Ladislas Lozano. L’idée, c’était de minimiser les erreurs de jugement et les injustices sauf que c’est finalement toujours l’arbitre qui reste le maître du jeu et peut persister dans son erreur. La position sacrée de l’arbitre demeure. C’est donc un système pour moi qui ne fonctionne pas complètement, même s’il est effectivement utile pour trancher si un ballon a franchi la ligne de but. Ensuite, ce qui me gêne, c’est que le vice doit exister et continuer d’exister dans le football : désolé de le dire, mais un attaquant doit être « vicelard » et c’est aux défenseurs de s’adapter à ça.
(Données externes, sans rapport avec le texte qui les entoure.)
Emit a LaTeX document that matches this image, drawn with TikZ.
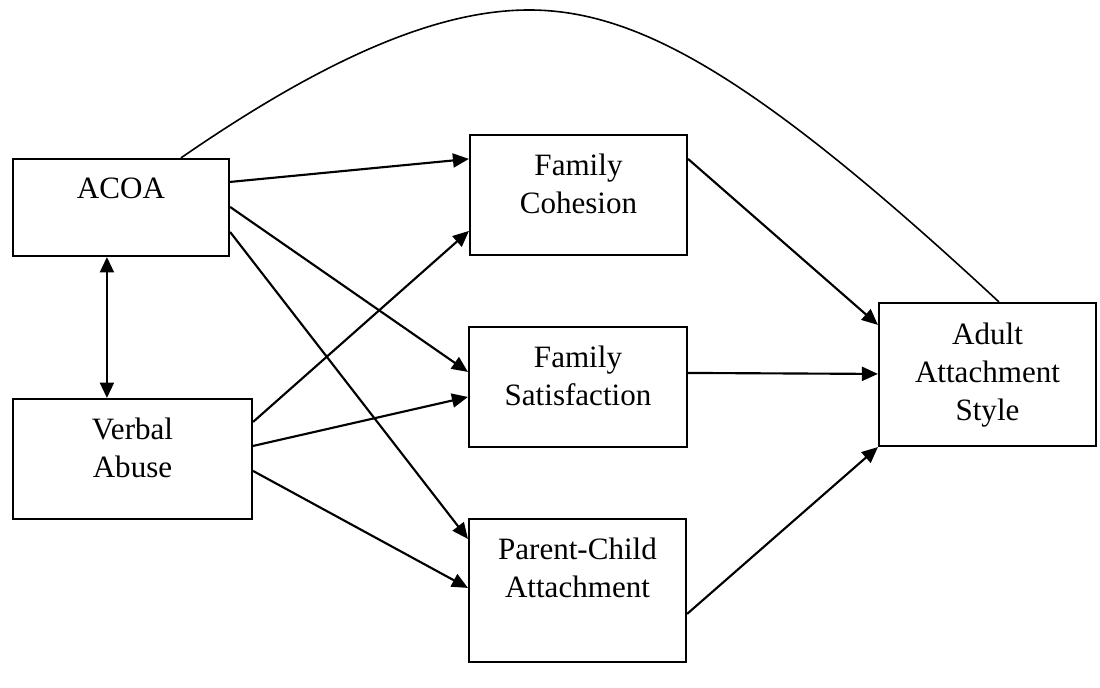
\documentclass[tikz,border=0pt]{standalone}
\usepackage{fontspec}
\setmainfont{Liberation Serif}
\usetikzlibrary{arrows.meta,calc,fit}
\begin{document}
\begin{tikzpicture}[x=0.75pt,y=-0.75pt,
  box/.style={draw,line width=1.6pt,inner sep=0pt,rectangle},
  lbl/.style={inner sep=0pt,anchor=north,align=center,font=\fontsize{23.3pt}{28.3pt}\selectfont},
  arr/.style={line width=1.6pt,-{Triangle[length=12pt,width=10.5pt]}},
  darr/.style={line width=1.6pt,{Triangle[length=11.5pt,width=10.5pt]}-{Triangle[length=11.5pt,width=10.5pt]}},
  curve/.style={line width=1.2pt}]
\useasboundingbox (0,0) rectangle (1100,688);
% boxes
\node[box,fit={(13,159) (229,256)}] (acoa) {};
\node[box,fit={(13,399) (252,519)}] (verbal) {};
\node[box,fit={(470,135) (687,255)}] (fc) {};
\node[box,fit={(469,327) (687,447)}] (fs) {};
\node[box,fit={(469,519) (686,662)}] (pc) {};
\node[box,fit={(879,303) (1096,446)}] (adult) {};
% labels
\node[lbl] (acoaT) at ($(acoa.north)+(0,20)$) {ACOA};
\node[lbl] (verbalT) at ($(verbal.north)+(0,20)$) {Verbal\\Abuse};
\node[lbl] (fcT) at ($(fc.north)+(0,20)$) {Family\\Cohesion};
\node[lbl] (fsT) at ($(fs.north)+(0,20)$) {Family\\Satisfaction};
\node[lbl] (pcT) at ($(pc.north)+(0,20)$) {Parent-Child\\Attachment};
\node[lbl] (adultT) at ($(adult.north)+(0,21)$) {Adult\\Attachment\\Style};
% arrows
\draw[arr] ($(acoa.north east)+(0,24)$) -- ($(fc.north west)+(0,25)$);
\draw[arr] ($(acoa.north east)+(0,49)$) -- ($(fs.north west)+(0,46)$);
\draw[arr] ($(acoa.north east)+(0,74)$) -- ($(pc.north west)+(0,21)$);
\draw[arr] ($(verbal.north east)+(0,24)$) -- ($(fc.north west)+(0,97)$);
\draw[arr] ($(verbal.north east)+(0,48)$) -- ($(fs.north west)+(0,71)$);
\draw[arr] ($(verbal.north east)+(0,73)$) -- ($(pc.north west)+(0,70)$);
\draw[arr] ($(fc.north east)+(0,25)$) -- ($(adult.north west)+(0,23)$);
\draw[arr] ($(fs.north east)+(0,47)$) -- ($(adult.north west)+(0,72)$);
\draw[arr] ($(pc.north east)+(0,96)$) -- (adult.south west);
\draw[darr] ($(acoa.south west)+(95,0)$) -- ($(verbal.north west)+(95,0)$);
% curve
\draw[curve] ($(acoa.north west)+(169,0)$) .. controls (330,55) and (440,10) .. (529,10)
  .. controls (640,10) and (760,80) .. ($(adult.north west)+(121,0)$);
\end{tikzpicture}
\end{document}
Or, avec l’excès d’images, on est en train de dénaturer le football qui doit continuer d’exister avec ses incertitudes.

-Enfin, s’il y a un geste technique qui vous a marqué pendant ce mois de compétition, ce serait lequel ?

Ladislas Lozano. Tout le problème des entraîneurs, c’est d’arriver à trouver des solutions aux problèmes qui leur sont posés. Et dans un football défensif, la frappe à mi-distance est une de ces solutions : donc je pense à la frappe du Belge Kevin De Bruyne contre le Brésil en quart de finale avec un ballon parti à une vitesse folle. La cage aurait été positionnée 25 mètres plus loin, le ballon continuait encore et y allait. C’est la même chose avec le but de Benjamin Pavard : un geste parfait avec prise de la balle sur l’extérieur pour la faire tourner et la faire revenir vers le but. Ces deux gestes-là, c’est le bonheur suprême de l’entraîneur.